I don't often create DCF models because actual results will rarely fall close to projections and for most profitable businesses investment decisions can be made using simple math. However, since the math is more difficult for companies in the growth stage of the business life-cycle, I prepared the model below to illustrate a scenario in which Kits Eyecare could be undervalued today.
This simple model incorporates estimated maintenance CapEx and one growth CapEx initiative for additional manufacturing capacity once projected revenues exceed $200M in FY27. It ignores potential growth initiatives that Kits may be planning in the future i.e. what will they do with their future cash generated.
Again, these are very rough projections and won’t come close to actual results; this model shows a scenario and assumptions where Kits could be undervalued today.
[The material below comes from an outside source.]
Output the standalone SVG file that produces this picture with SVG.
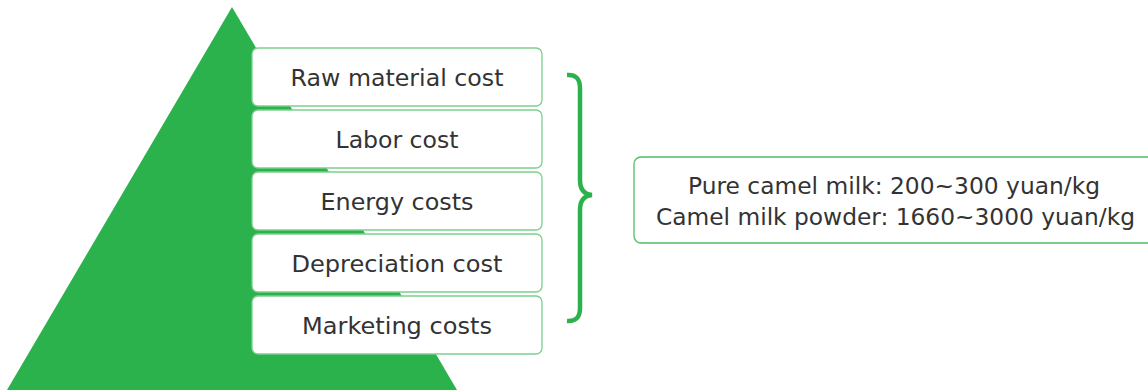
<svg xmlns="http://www.w3.org/2000/svg" width="1148" height="392" viewBox="0 0 1148 392">
<style>
.box{fill:#fff;stroke:#7ccf8f;stroke-width:1.3}
.t{font-family:"DejaVu Sans","Liberation Sans",sans-serif;font-size:23px;fill:#333;text-anchor:middle}
</style>
<rect width="1148" height="392" fill="#fff"/>
<g id="pyramid"><polygon points="232,7 7,390 457,390" fill="#2bb24c"/></g>
<g id="n1"><rect class="box" x="252" y="48" width="290" height="58" rx="6"/><text class="t" x="397" y="86" textLength="213" lengthAdjust="spacingAndGlyphs">Raw material cost</text></g>
<g id="n2"><rect class="box" x="252" y="110" width="290" height="58" rx="6"/><text class="t" x="397" y="148" textLength="123" lengthAdjust="spacingAndGlyphs">Labor cost</text></g>
<g id="n3"><rect class="box" x="252" y="172" width="290" height="58" rx="6"/><text class="t" x="397" y="210" textLength="153" lengthAdjust="spacingAndGlyphs">Energy costs</text></g>
<g id="n4"><rect class="box" x="252" y="234" width="290" height="58" rx="6"/><text class="t" x="397" y="272" textLength="211" lengthAdjust="spacingAndGlyphs">Depreciation cost</text></g>
<g id="n5"><rect class="box" x="252" y="296" width="290" height="58" rx="6"/><text class="t" x="397" y="334" textLength="190" lengthAdjust="spacingAndGlyphs">Marketing costs</text></g>
<g id="connectors"><path d="M567,75 Q580,74 580,88 L580,180 Q580,194 592,195 Q580,196 580,210 L580,308 Q580,322 567,321" fill="none" stroke="#2bb24c" stroke-width="4.5"/></g>
<g id="price"><rect class="box" x="634" y="157" width="524" height="86" rx="7" style="stroke:#4fbf68"/>
<text class="t" x="894" y="194" textLength="412" lengthAdjust="spacingAndGlyphs">Pure camel milk: 200~300 yuan/kg</text>
<text class="t" x="895.5" y="225" textLength="479" lengthAdjust="spacingAndGlyphs">Camel milk powder: 1660~3000 yuan/kg</text></g>
</svg>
To assess the reasonability of the model yourself, see (1) the assumptions and (2) estimated revenue growth % YoY and other metrics calculated at the bottom of the analysis.
Note: I have updated the model after watching the May 17th Needham Growth Conference presentation - https://wsw.com/webcast/needham131/kits.to/2741300.
Below is the calculation with a discount rate of 15%, which is conservative in my opinion. Warren Buffet has indicated that he uses only the risk free rate, with no equity risk premium, in his discounted cash-flow models. However, he is investing in larger cap companies, so I think the 10% discount rate applied above is fair.
Conclusion:
Kits Eyecare is executing well and has grown revenue QoQ the last 4 quarters while maintaining strong cost discipline. Even if revenue stays flat in the upcoming Q2 quarter they will achieve 27% YoY revenue growth.
The company doesn’t have much institutional discovery yet and has a low float with insiders owning ~80% of the outstanding shares.
With the progress Kits is making, I’m expecting good things in the years to come.
Disclaimer: As of May 13, 2023, I am a shareholder of Kits Eyecare Ltd at an average cost base of $3.17. My plan at the time of writing is to hold these shares long-term, but I may have sold my position by the time you’re reading this. This is not a purchase recommendation and I can only hope that I’m right on 3 out of 5 (60%) investments I make — this could be one I’m wrong on. Please do your own research and double-check my data & findings.